Jam Master Jay discovers an unknown talent by the name of 50 Cent and begins recording sessions with him in his 24/7 studio. The group gets a star on the Hollywood Walk of Fame and two greatest hits compilations are released. They perform at the MTV Awards and go out on tour with Aerosmith and Kid Rock, performing "Walk this Way" to the crowds' delight. But on October 30, just blocks away from his childhood home, 37-year-old Jay is shot dead in his studio by a still-unidentified killer. "I was in church," Run says. "The phone rang when I was onstage with bishop. The guy told me that Jay passed, got killed. I went to the funeral and preached. It was strange. God brought Jay at a certain date and took him a certain date, he did his job. Jay, nicest guy in the world, he was not only the greatest DJ but he was the greatest character. He was accurate on the turntables but his unselfishness really stood out." The hip-hop nation falls into mourning, even as rumours swirl over possible drug connections, unpaid debuts and even possibly fallout from 50's smouldering beefs. Run and DMC soon officially retire the group: "Jay passed, you don't replace him like a drummer."

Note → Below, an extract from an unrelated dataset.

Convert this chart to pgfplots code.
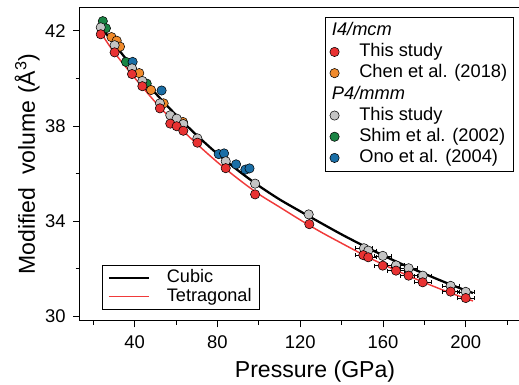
\documentclass[border=0pt]{standalone}
\usepackage{pgfplots}
\pgfplotsset{compat=1.18}
\usepackage{fontspec}
\setmainfont{Liberation Sans}
\definecolor{cred}{HTML}{E83232}
\definecolor{corange}{HTML}{F08A2C}
\definecolor{cgray}{HTML}{C4C4C4}
\definecolor{cgreen}{HTML}{1A8444}
\definecolor{cblue}{HTML}{1A6EA6}
\definecolor{lred}{HTML}{F03A3A}
\pgfplotsset{
  base/.style={
    width=331.7pt, height=235pt, scale only axis,
    xmin=13.44, xmax=227.2, ymin=29.83, ymax=42.98,
  },
  pt/.style={only marks, mark=*, mark size=3.5pt, mark options={draw=black, line width=0.4pt, fill=#1}},
}
\begin{document}
\begin{tikzpicture}
\begin{axis}[base,
  axis line style={line width=0.7pt},
  xtick={40,80,120,160,200},
  minor xtick={20,60,100,140,180,220},
  ytick={30,34,38,42},
  minor ytick={32,36,40},
  tick align=outside,
  xtick pos=left, ytick pos=left,
  major tick length=5pt, minor tick length=3pt,
  every tick/.style={line width=0.7pt, black},
  /pgf/number format/assume math mode=true,
  tick label style={font=\fontsize{13.8}{16}\selectfont},
  xticklabel style={yshift=-3pt},
  yticklabel style={xshift=-2pt},
  xlabel={Pressure (GPa)},
  ylabel={Modified\ \ volume (Å\textsuperscript{3})},
  every axis x label/.style={at={(axis description cs:0.532,-0.163)}, anchor=center, font=\fontsize{17.3}{20}\selectfont},
  every axis y label/.style={at={(axis description cs:-0.119,0.5)}, rotate=90, anchor=center, font=\fontsize{17.3}{20}\selectfont},
  legend style={at={(0,0)}, anchor=south west, xshift=16.5pt, yshift=8pt,
    draw=black, line width=0.6pt, font=\fontsize{13.6}{14}\selectfont,
    row sep=0pt, inner xsep=4.2pt, inner ysep=2.9pt, cells={anchor=west},
    nodes={inner xsep=2pt, inner ysep=0.5pt, text height=9.8pt, text depth=2.9pt}},
  legend image code/.code={\draw[#1] (0pt,0pt) -- (30pt,0pt); \path[draw=none] (0pt,0pt) -- (41.5pt,0pt);},
]
\addplot[black, line width=1.7pt, smooth] coordinates {
(23,42.25) (24,42.13) (30,41.45) (40,40.37) (50,39.38) (60,38.46) (70,37.61)
(80,36.83) (90,36.13) (100,35.49) (110,34.92) (120,34.42) (130,33.93)
(140,33.45) (150,33.00) (160,32.57) (170,32.17) (180,31.80) (190,31.44)
(200,31.10) (203.5,30.99)};
\addlegendentry{Cubic}
\addplot[lred, line width=1.1pt, smooth] coordinates {
(24.5,41.80) (30,41.10) (40,40.02) (50,39.00) (60,38.08) (70,37.25) (80,36.48)
(90,35.78) (100,35.14) (110,34.60) (120,34.06) (130,33.55) (140,33.08)
(150,32.62) (160,32.19) (170,31.80) (180,31.43) (190,31.08) (200,30.76)
(203.5,30.66)};
\addlegendentry{Tetragonal\hspace{8.3pt}}
\end{axis}
\begin{axis}[base, axis line style={draw=none}, xtick=\empty, ytick=\empty,
  legend style={at={(1,1)}, anchor=north east, xshift=-5.8pt, yshift=-7pt,
    draw=black, line width=0.6pt, font=\fontsize{13.7}{15}\selectfont,
    row sep=0pt, inner xsep=3pt, inner ysep=2.3pt, cells={anchor=west},
    nodes={inner xsep=2pt, inner ysep=1pt, text height=10.5pt, text depth=3.4pt}},
  legend image code/.code={\path[draw=none] (0pt,0pt) -- (20.75pt,0pt); \draw[#1] plot coordinates {(4.2pt,0pt)};},
]
\addlegendimage{empty legend}
\addlegendentry{\hspace{-20.5pt}\textit{I4/mcm}}
\addlegendimage{pt=cred}
\addlegendentry{This study}
\addlegendimage{pt=corange}
\addlegendentry{Chen et al. (2018)\hspace{3.2pt}}
\addlegendimage{empty legend}
\addlegendentry{\hspace{-20.5pt}\textit{P4/mmm}}
\addlegendimage{pt=cgray}
\addlegendentry{This study}
\addlegendimage{pt=cgreen}
\addlegendentry{Shim et al. (2002)}
\addlegendimage{pt=cblue}
\addlegendentry{Ono et al. (2004)}
% data
\addplot[pt=cgreen, forget plot] coordinates {
(24.6,42.40) (26.1,42.10) (35.8,40.69) (45.8,39.78)};
\addplot[pt=cblue, forget plot] coordinates {
(39.0,40.69) (53.0,39.49) (80.6,36.82) (83.2,36.85) (89.0,36.39) (93.5,36.17) (95.5,36.22)};
\addplot[pt=corange, forget plot] coordinates {
(28.8,41.73) (31.3,41.58) (32.9,41.33) (42.2,40.22) (47.9,39.51) (54.0,38.95) (63.3,38.17)};
\addplot[pt=cgray, forget plot, error bars/.cd, x dir=both, x explicit,
  error bar style={black, line width=0.5pt}, error mark options={rotate=90, mark size=1.5pt, black}]
 coordinates {
(23.6,42.14) (30.3,41.39) (38.7,40.42) (43.7,39.89) (52.2,38.95) (57.2,38.45)
(60.3,38.31) (63.5,38.08) (70.3,37.48) (84.0,36.52) (98.2,35.58) (124.1,34.29)
(150.8,32.87) +- (4,0) (152.9,32.77) +- (4,0) (159.9,32.55) +- (4,0)
(166.3,32.15) +- (4,0) (172.4,32.03) +- (4,0) (179.2,31.72) +- (4,0)
(192.7,31.29) +- (4,0) (200.0,31.04) +- (4,0)};
\addplot[pt=cred, forget plot, error bars/.cd, x dir=both, x explicit,
  error bar style={black, line width=0.5pt}, error mark options={rotate=90, mark size=1.5pt, black}]
 coordinates {
(23.6,41.85) (30.3,41.09) (38.7,40.18) (43.7,39.67) (52.2,38.74) (57.2,38.10)
(60.3,37.99) (63.5,37.80) (70.3,37.30) (84.0,36.23) (98.2,35.13) (124.4,33.88)
(150.5,32.58) +- (4,0) (152.9,32.49) +- (4,0) (159.9,32.14) +- (4,0)
(166.3,31.93) +- (4,0) (172.4,31.72) +- (4,0) (179.2,31.44) +- (4,0)
(192.7,31.05) +- (4,0) (200.0,30.78) +- (4,0)};
\end{axis}
\pgfresetboundingbox
\path[use as bounding box] ([xshift=-59.8pt,yshift=-48.2pt]current axis.south west) rectangle ([xshift=-2.25pt,yshift=5.5pt]current axis.north east);
\end{tikzpicture}
\end{document}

After several years out of the public eye - save for JMJ memorials and tributes - both Run and DMC attempt solo comebacks even as their entire back catalogue enjoys a deluxe re-release. Capitalising on the resurgence is controversial hip-hop chronicler Ronin Ro who gets ready to release Raising Hell: The Reign, Ruin, and Redemption of Run-D.M.C. and Jam Master Jay. With an "all-star" band comprised of a couple Aerosmith members and a CSI actor, DMC performs a somewhat embarrassing set at the Toronto date of Live 8, including a cover of Hendrix's "The Watchtower." Several years in the making, his upcoming album, Checks, Thugs and Rock 'n Roll is set to include appearances by everyone from Sarah McLachlan to Doug E. Fresh as well as his ex-partner. Meanwhile, the good Reverend films an MTV reality show called, what else, Run's House about his family life with his wife and five children. Produced by his brother and P Diddy, it's due to air in October. That month will also see the release of Run's first solo album Distortion on his brother's new label Russell Simmons Music Group. It's a rock-fuelled retro record produced by virtual unknown Whiteboy. "If you liked Run DMC, you'll like this," Run promises. "I didn't do anything different. I didn't add side-orders, I didn't add any great new modern producers, there's no Pharell or Timbaland. I can't call it old school, because when we worked in the '80s, nobody sounded like us. Nobody was able to duplicate that particular sound."

The Essential Run-DMC

Run-DMC (1984)
With a "Rock Box" to knock your socks off, they roared out of Queens blasting a new style that made everyone before them suddenly sound wack. Trading back-and-forth rhymes praising their DJ, their ‘hood and themselves, addressing ghetto concepts and mocking all opposing "Sucker MCs," Run-DMC nailed hip-hop's first gold record with a previously unparalleled (and still damn near perfect) artistic statement. Hip-hop may have started out in the park, but this was where it finally took to the streets.

Raising Hell (1986)
Though only 11 years old in a white-bread Vancouver suburb, I didn't know a single kid that wasn't rocking this cassette in their walkman at all times. Even ignoring the ultimate crossover track, "Walk This Way," this triple-platinum Rick Rubin-produced classic could do no wrong — rocking rhymes over "My Sharona" samples on "It's Tricky," twisting tongues on "Peter Piper" and hyping sneaks on "My Adidas." From
beginning to end, Hell is hot.

Tougher Than Leather (1988)
You may argue King of Rock is a stronger album, but why you buggin'? Tougher holds up because of its edge-of-overconfidence — sampling the Monkees on "Mary Mary," showing off their shining teamwork on "Beats to the Rhyme" and opening "Run's House" with: "there's a whole lot of superstars on this stage here tonight/but I want y'all to know one thing/this is... my house!" Unfairly underrated because their suddenly retro style had fallen from favour at the dawn of rap's golden age, TTL is actually the group's last gasp of greatness.